Arriva una nuova spallata neoliberista in vista del futuro grande cambiamento della leadership cinese. Il Development Research Center (in cinese Guówùyuàn fāzhǎn yánjiū zhōngxīn),
un think tank che dipende direttamente dal Consiglio di Stato (leggi
“governo”), ha coprodotto con la Banca Mondiale un rapporto che prevede
una crisi della Cina
se non si metterà mano al settore delle grandi imprese statali. Il
documento “China 2030”sarà presentato lunedì prossimo, ma il Wall Street Journal
ne anticipa i contenuti: sostiene che il governo dovrà dismettere
progressivamente le proprie quote e affidare la gestione delle imprese a
banche d’investimento. Detto in altri termini, chiede alla Cina di
rinunciare al modello economico che l’ha fatta crescere a ritmi
vertiginosi per trent’anni: il capitalismo di Stato.
Il
fenomeno – osserva il Wsj – è stato definito “trappola del reddito
medio” ed è comune a molte economie in via di sviluppo: molto
semplicemente, quando si raggiunge un reddito soddisfacente per la
maggior parte dei cittadini, i ritmi di crescita rallentano.
Per la
Cina, il problema potrebbe essere particolarmente grave a causa della
pressione demografica: tra 2008 e 2009, con l’esplosione della crisi
economica globale, era già stato calcolato che per dare occupazione e un
reddito accettabile ai milioni di nuovi lavoratori che ogni anno si
affacciano sul mercato, fosse necessario non scendere sotto l’8 per
cento. Pechino ce la fece grazie al piano di rilancio varato dal
governo, che puntava soprattutto su infrastrutture e settore immobiliare.
A
distanza di tre anni, “China 2030” – che secondo il Wsj è stato
realizzato proprio per influenzare la prossima generazione di leader –
indica una soluzione diametralmente opposta: le imprese statali devono
smetterla di controllare settori chiave dell’economia chiudendo le porte
della Cina alla concorrenza internazionale. Devono anche finirla di
intercettare buona parte del credito, prosciugando di fatto le
opportunità per le piccole-medie imprese private. [Si veda a questo
proposito il reportage “La paura di Wenzhou” sul numero di marzo di E-il mensile].
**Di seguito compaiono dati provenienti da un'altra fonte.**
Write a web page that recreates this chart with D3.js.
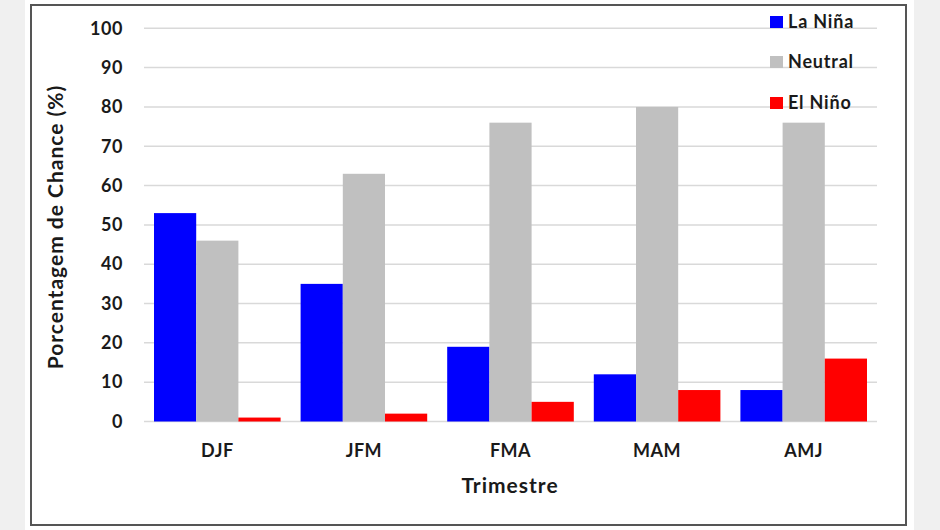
<!DOCTYPE html>
<html>
<head>
<meta charset="utf-8">
<script src="https://cdn.jsdelivr.net/npm/d3@7"></script>
<style>
  body { margin: 0; background: #f0f0f0; }
  svg { display: block; font-family: Lato, "Open Sans", sans-serif; font-weight: bold; }
</style>
</head>
<body>
<script>
const categories = ["DJF", "JFM", "FMA", "MAM", "AMJ"];
const seriesNames = ["La Niña", "Neutral", "El Niño"];
const laNina = [53, 35, 19, 12, 8];
const neutral = [46, 63, 76, 80, 76];
const elNino = [1, 2, 5, 8, 16];
const yTicks = [0, 10, 20, 30, 40, 50, 60, 70, 80, 90, 100];
const colors = ["#0000ff", "#c0c0c0", "#ff0000"];

const seriesValues = [laNina, neutral, elNino];
const rows = categories.map((c, i) => ({
  cat: c,
  vals: seriesNames.map((s, k) => ({ key: s, value: seriesValues[k][i] }))
}));

const w = 940, h = 530;
const plotL = 144, plotR = 877, plotT = 28.3, plotB = 421.5;

const svg = d3.select("body").append("svg")
  .attr("width", w).attr("height", h);

svg.append("rect").attr("width", w).attr("height", h).attr("fill", "#f0f0f0");
svg.append("rect").attr("x", 25).attr("y", 0).attr("width", 889).attr("height", h).attr("fill", "#fff");
svg.append("rect").attr("x", 31).attr("y", 5).attr("width", 875).attr("height", 520)
  .attr("fill", "#fff").attr("stroke", "#555").attr("stroke-width", 2);

const x0 = d3.scaleBand().domain(categories).range([plotL, plotR]).padding(0);
const x1 = d3.scaleBand().domain(seriesNames).range([10, x0.bandwidth() - 10]).padding(0);
const y = d3.scaleLinear().domain([0, 100]).range([plotB, plotT]);
const color = d3.scaleOrdinal().domain(seriesNames).range(colors);

// gridlines
svg.append("g").selectAll("line")
  .data(yTicks)
  .enter().append("line")
  .attr("x1", plotL).attr("x2", plotR)
  .attr("y1", d => y(d)).attr("y2", d => y(d))
  .attr("stroke", "#d9d9d9").attr("stroke-width", 1.5);

// y axis labels
const yAxis = d3.axisLeft(y).tickValues(yTicks).tickSize(0).tickPadding(0);
const yg = svg.append("g")
  .attr("transform", "translate(" + 123 + ",0)")
  .call(yAxis);
yg.select(".domain").remove();
yg.selectAll("text").attr("font-size", 18).attr("fill", "#1a1a1a")
  .attr("font-family", "Lato, sans-serif").attr("font-weight", "bold")
  .attr("letter-spacing", 0.6);

// bars
const groups = svg.append("g").selectAll("g")
  .data(rows)
  .enter().append("g")
  .attr("transform", d => "translate(" + x0(d.cat) + ",0)");

groups.selectAll("rect")
  .data(d => d.vals)
  .enter().append("rect")
  .attr("x", d => x1(d.key))
  .attr("y", d => y(d.value))
  .attr("width", x1.bandwidth())
  .attr("height", d => y(0) - y(d.value))
  .attr("fill", d => color(d.key));

// x axis
const xAxis = d3.axisBottom(x0).tickSize(0).tickPadding(0);
const xg = svg.append("g")
  .attr("transform", "translate(0," + 444 + ")")
  .call(xAxis);
xg.select(".domain").remove();
xg.selectAll("text").attr("font-size", 18).attr("fill", "#1a1a1a")
  .attr("font-family", "Lato, sans-serif").attr("font-weight", "bold")
  .attr("letter-spacing", 0.5);

// axis titles
svg.append("text")
  .attr("x", 510).attr("y", 493)
  .attr("text-anchor", "middle")
  .attr("font-size", 21).attr("letter-spacing", 1).attr("fill", "#1a1a1a")
  .text("Trimestre");

svg.append("text")
  .attr("transform", "translate(63,227) rotate(-90)")
  .attr("text-anchor", "middle")
  .attr("font-size", 21).attr("letter-spacing", 1).attr("fill", "#1a1a1a")
  .text("Porcentagem de Chance (%)");

// legend
const legendY = [28, 68, 109];
const legend = svg.append("g").selectAll("g")
  .data(seriesNames)
  .enter().append("g")
  .attr("transform", (d, i) => "translate(770," + legendY[i] + ")");

legend.append("rect")
  .attr("x", 0).attr("y", -12)
  .attr("width", 13).attr("height", 12)
  .attr("fill", d => color(d));

legend.append("text")
  .attr("x", 18).attr("y", 0)
  .attr("font-size", 18).attr("letter-spacing", 0.8).attr("fill", "#1a1a1a")
  .text(d => d);
</script>
</body>
</html>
Solo così l’economia cinese potrà ristrutturarsi in direzione di una
maggiore efficienza. Se infatti esistono imprese di Stato
all’avanguardia nella conquista dei mercati stranieri, veri e propri
“campioni” da esportazione, la logica che informa tutto il mondo delle state-owned enterprise è più politica che commerciale. Tipico è il caso del credito:
le banche di Stato devono prestare soldi alle imprese di Stato, a
prescindere dalla loro efficienza. Si tengono così in piedi baracconi
improduttivi e si sottraggono risorse ai privati.
Le conseguenze
politiche del dossier sono al momento imprevedibili, anche se tra i suoi
autori c’è Liu He, consigliere del comitato permanente del politburo
(la stanza dei bottoni del potere cinese) e redattore, insieme ad
altri, dell’attuale piano quinquennale. Si dice che Liu goda di una
certa fiducia anche presso il probabile futuro leader, Xi Jinping.
Ma è forse ancora più importante sottolineare che, ormai da tempo, le
correnti neoliberiste all’interno del Partito comunista – un immenso
contenitore dove c’è tutto e il contrario di tutto – sembrano
all’offensiva: fa fede e l’apertura di Pechino al credito privato e alle pratiche finanziarie più speculative.
In
Cina, il conflitto tra “neoliberisti” e “socialdemocratici” ha una
definizione tra il poetico e il prosaico (la contraddizione aristotelica
è roba nostra): i primi sono quelli che vogliono “far crescere la
torta”; gli altri, quelli che vogliono “dividerla in più fette”. Dopo
gli anni in cui la leadership era in mano a pragmatici tagliatori di
fette, sembrerebbe giunto il momento di una nuova aggiunta di lievito.
Nel caso, bisognerà valutarne le conseguenze sociali.
Fonte.
Un articolo illuminante per comprendere le dinamiche economico finanziarie che hanno segnato e rovinato la nostra vita negli ultimi 20-30 anni.